▸ DIRECTION
Repeat, exactly and only, the lines from the beginning of the data through the line with "econ_high = [3.730, 3.019]". Pictures are left out.

start RECORDS SHOWN

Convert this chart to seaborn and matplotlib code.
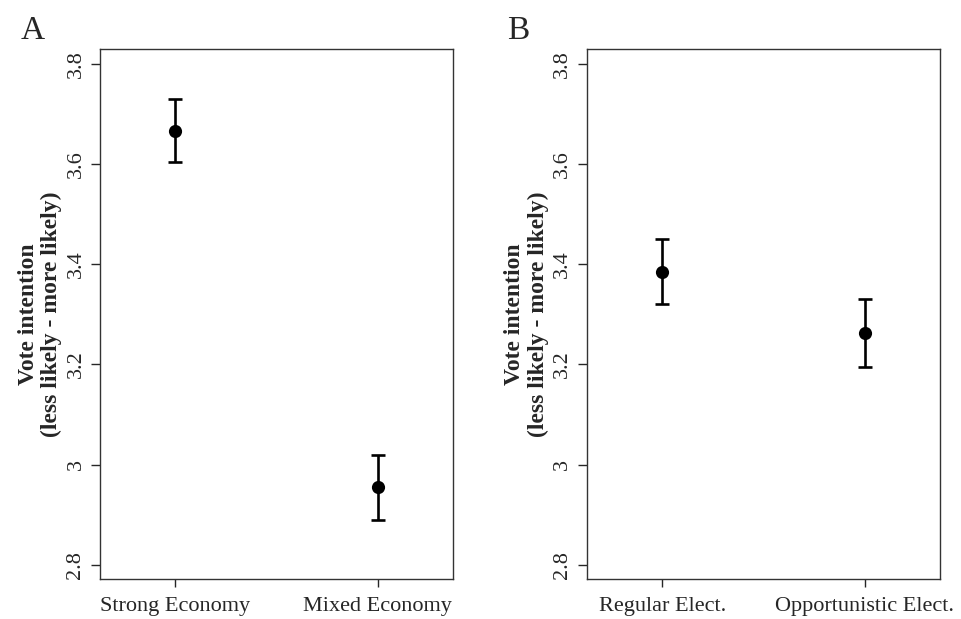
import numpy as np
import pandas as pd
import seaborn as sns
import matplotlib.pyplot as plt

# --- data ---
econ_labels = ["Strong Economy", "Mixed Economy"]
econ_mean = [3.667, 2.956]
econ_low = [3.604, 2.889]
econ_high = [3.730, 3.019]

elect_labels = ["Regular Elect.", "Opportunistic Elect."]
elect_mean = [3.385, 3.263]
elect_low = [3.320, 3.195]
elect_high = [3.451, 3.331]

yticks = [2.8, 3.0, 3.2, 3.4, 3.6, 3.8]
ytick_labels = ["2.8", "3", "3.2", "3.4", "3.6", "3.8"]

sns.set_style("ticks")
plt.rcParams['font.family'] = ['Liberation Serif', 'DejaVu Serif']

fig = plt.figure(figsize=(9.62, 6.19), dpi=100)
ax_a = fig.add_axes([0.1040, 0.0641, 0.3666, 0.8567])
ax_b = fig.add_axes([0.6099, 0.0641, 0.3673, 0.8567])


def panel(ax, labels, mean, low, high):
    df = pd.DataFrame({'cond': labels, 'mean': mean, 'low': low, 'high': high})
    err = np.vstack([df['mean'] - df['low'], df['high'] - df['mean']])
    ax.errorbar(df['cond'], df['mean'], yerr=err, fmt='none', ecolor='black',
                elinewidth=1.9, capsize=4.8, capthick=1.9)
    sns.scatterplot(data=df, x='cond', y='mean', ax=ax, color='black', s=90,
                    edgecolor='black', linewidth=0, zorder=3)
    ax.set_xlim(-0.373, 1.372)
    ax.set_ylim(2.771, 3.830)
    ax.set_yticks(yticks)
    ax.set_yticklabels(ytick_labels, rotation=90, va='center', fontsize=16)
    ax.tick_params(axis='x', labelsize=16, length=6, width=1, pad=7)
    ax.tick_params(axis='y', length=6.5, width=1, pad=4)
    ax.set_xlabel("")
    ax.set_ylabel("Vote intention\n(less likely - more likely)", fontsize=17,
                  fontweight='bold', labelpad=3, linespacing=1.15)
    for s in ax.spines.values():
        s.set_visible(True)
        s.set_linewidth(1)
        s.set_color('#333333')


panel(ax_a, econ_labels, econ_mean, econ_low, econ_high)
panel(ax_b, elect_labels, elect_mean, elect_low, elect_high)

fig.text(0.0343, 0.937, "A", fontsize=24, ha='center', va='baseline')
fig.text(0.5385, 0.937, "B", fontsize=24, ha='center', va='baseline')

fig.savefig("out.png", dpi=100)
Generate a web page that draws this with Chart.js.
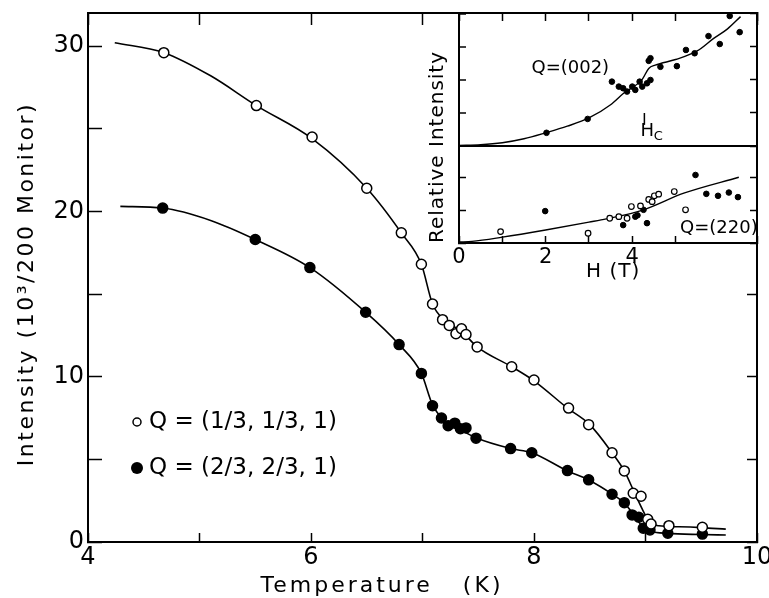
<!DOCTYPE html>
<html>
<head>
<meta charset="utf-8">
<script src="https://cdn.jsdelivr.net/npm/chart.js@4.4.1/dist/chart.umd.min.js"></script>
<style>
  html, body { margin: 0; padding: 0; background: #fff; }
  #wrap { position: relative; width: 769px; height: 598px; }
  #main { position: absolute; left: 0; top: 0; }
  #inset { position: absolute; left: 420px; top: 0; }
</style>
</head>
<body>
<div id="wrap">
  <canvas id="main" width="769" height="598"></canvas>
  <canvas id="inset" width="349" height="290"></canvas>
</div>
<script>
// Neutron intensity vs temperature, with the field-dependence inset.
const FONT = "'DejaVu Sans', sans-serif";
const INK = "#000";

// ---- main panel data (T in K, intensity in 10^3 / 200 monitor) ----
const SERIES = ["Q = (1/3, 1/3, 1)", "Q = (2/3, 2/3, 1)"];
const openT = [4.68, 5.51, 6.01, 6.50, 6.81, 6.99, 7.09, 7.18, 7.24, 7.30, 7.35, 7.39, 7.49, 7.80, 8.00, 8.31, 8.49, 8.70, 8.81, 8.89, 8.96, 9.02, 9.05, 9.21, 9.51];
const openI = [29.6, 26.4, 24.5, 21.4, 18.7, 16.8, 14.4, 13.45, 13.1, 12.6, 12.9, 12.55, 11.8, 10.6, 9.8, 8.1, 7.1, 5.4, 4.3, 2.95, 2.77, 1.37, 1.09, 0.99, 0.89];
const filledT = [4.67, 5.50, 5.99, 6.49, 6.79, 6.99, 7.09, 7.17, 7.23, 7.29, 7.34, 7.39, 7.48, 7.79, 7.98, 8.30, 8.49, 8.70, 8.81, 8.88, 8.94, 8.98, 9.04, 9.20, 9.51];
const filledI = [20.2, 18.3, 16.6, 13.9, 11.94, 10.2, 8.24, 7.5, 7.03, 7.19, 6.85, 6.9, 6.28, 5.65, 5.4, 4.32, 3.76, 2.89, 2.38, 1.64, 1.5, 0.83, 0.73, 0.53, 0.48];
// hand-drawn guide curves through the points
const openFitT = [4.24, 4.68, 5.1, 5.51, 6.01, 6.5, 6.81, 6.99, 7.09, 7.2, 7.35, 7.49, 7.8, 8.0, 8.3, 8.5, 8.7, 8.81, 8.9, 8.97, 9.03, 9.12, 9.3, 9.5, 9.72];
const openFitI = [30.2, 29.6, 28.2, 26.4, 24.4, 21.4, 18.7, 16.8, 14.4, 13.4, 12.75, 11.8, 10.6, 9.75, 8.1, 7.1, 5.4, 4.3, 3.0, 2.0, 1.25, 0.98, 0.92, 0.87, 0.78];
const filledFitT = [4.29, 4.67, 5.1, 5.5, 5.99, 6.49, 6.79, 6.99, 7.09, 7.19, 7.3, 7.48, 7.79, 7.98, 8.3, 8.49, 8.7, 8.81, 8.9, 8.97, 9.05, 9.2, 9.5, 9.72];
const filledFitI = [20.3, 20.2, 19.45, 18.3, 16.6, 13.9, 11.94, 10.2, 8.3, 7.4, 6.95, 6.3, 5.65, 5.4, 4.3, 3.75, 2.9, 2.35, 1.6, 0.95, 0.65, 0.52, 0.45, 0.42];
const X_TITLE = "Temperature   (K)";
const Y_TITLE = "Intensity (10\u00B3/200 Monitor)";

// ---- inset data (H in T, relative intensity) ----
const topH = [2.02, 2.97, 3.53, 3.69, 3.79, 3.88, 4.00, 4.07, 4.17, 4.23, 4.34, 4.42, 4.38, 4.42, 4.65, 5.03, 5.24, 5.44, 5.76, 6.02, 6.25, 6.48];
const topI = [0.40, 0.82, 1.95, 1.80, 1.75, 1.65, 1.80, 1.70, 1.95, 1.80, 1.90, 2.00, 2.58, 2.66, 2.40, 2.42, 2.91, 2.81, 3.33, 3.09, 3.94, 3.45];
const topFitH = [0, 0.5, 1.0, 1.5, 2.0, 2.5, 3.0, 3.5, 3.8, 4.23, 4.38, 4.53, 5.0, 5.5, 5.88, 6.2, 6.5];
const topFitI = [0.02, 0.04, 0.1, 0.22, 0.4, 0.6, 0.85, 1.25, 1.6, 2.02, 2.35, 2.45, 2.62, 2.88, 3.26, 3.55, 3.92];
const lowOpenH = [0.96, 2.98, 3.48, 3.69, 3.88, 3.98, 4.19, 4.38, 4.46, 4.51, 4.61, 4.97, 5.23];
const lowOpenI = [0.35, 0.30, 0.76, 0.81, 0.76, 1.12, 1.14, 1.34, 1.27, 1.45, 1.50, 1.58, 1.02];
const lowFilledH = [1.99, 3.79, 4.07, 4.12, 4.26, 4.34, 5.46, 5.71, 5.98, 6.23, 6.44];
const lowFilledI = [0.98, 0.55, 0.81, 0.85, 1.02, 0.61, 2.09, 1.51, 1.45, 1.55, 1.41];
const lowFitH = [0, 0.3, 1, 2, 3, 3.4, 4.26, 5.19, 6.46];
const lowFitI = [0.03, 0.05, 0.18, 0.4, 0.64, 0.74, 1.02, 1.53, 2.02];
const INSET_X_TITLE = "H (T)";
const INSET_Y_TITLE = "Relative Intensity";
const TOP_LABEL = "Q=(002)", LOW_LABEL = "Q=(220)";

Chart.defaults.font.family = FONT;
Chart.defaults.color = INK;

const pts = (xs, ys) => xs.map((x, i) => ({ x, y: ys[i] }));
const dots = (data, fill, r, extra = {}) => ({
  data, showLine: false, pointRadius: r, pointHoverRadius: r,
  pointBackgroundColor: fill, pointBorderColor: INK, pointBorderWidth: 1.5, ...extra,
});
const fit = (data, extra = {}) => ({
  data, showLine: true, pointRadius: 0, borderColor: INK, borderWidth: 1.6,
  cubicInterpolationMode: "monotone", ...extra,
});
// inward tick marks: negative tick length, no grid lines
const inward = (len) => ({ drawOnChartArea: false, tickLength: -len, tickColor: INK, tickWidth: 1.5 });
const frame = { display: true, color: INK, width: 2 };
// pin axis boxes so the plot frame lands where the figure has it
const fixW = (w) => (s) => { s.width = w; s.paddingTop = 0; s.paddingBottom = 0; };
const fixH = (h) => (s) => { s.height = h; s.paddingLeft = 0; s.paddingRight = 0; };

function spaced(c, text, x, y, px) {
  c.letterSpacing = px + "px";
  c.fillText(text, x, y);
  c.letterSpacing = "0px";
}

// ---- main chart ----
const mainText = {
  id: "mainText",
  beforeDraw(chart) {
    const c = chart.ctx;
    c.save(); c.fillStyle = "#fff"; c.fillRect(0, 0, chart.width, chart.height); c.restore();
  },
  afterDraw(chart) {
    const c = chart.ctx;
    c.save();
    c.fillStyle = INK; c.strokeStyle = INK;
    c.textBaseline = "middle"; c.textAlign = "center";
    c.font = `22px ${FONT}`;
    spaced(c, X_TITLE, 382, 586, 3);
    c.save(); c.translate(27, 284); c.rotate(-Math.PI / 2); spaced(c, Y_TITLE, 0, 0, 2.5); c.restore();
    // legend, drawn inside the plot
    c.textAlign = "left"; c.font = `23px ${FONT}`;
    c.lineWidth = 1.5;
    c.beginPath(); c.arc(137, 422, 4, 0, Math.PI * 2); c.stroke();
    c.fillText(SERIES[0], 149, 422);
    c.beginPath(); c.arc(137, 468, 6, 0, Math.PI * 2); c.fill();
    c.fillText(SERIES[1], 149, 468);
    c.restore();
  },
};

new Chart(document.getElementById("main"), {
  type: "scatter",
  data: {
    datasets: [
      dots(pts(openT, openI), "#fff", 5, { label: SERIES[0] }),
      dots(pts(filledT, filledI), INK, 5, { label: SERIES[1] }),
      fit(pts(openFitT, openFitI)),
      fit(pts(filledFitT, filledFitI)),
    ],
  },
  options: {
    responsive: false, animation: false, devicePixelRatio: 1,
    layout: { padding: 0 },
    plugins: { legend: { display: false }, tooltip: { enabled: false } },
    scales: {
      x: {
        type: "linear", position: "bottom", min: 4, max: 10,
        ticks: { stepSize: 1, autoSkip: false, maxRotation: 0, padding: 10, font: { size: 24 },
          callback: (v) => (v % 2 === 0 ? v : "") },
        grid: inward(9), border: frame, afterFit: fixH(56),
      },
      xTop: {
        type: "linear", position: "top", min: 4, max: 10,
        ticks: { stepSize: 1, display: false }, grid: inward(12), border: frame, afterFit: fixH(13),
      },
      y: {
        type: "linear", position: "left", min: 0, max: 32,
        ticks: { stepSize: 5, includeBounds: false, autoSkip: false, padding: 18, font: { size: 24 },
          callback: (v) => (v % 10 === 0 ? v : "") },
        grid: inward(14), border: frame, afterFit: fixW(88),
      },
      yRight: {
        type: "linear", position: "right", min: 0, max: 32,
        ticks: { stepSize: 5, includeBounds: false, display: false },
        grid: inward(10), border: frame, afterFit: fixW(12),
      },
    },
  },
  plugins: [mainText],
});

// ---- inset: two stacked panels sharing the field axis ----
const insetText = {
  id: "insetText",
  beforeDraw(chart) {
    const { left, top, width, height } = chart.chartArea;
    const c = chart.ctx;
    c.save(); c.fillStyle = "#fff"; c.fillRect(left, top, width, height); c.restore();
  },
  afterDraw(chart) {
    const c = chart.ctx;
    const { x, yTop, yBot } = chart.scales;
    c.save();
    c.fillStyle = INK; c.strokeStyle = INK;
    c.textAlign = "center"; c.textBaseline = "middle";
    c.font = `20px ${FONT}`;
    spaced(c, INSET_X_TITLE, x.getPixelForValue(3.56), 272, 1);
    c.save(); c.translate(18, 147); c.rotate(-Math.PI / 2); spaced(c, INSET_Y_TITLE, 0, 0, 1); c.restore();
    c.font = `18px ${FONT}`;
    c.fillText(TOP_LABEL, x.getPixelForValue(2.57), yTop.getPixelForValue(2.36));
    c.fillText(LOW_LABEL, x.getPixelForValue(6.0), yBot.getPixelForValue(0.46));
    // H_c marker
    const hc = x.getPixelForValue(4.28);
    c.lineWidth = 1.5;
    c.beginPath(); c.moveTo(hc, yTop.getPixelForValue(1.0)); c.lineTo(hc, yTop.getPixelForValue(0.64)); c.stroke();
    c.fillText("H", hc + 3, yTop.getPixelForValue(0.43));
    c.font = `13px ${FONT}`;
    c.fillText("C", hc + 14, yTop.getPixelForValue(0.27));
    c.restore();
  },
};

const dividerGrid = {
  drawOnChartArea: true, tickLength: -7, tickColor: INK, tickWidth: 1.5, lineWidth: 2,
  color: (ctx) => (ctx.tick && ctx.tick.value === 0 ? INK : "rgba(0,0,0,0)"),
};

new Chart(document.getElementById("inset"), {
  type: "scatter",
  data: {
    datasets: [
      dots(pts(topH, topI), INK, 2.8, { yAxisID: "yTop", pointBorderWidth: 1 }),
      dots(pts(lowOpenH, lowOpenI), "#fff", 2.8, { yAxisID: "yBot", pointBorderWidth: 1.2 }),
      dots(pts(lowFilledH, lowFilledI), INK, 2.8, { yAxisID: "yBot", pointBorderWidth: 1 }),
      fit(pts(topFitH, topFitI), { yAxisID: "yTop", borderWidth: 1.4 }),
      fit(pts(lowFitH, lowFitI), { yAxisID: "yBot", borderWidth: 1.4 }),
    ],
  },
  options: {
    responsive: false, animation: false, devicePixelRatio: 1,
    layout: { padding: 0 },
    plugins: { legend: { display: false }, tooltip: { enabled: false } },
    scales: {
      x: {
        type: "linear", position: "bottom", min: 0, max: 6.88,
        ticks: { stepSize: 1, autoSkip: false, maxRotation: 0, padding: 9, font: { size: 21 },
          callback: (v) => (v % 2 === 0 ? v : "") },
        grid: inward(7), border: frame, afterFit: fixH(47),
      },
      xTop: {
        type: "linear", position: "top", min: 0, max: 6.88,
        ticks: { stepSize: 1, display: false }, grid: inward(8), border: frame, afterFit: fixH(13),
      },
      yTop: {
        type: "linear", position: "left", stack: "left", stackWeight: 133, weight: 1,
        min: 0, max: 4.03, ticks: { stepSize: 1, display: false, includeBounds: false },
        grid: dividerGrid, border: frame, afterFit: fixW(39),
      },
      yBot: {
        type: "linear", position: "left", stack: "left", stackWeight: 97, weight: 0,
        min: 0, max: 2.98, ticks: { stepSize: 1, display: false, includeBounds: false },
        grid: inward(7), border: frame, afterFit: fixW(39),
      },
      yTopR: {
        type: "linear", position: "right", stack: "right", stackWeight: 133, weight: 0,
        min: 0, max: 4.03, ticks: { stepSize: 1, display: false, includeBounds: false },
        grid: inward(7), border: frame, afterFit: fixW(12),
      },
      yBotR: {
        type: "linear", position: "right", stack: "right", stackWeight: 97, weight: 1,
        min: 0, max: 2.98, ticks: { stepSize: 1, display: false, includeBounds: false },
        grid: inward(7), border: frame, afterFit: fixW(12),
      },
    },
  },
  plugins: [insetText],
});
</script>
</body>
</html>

end RECORDS SHOWN

▸ EXERCISE RESPONSE
Convert this chart to seaborn and matplotlib code.
import numpy as np
import pandas as pd
import seaborn as sns
import matplotlib.pyplot as plt

# --- data ---
econ_labels = ["Strong Economy", "Mixed Economy"]
econ_mean = [3.667, 2.956]
econ_low = [3.604, 2.889]
econ_high = [3.730, 3.019]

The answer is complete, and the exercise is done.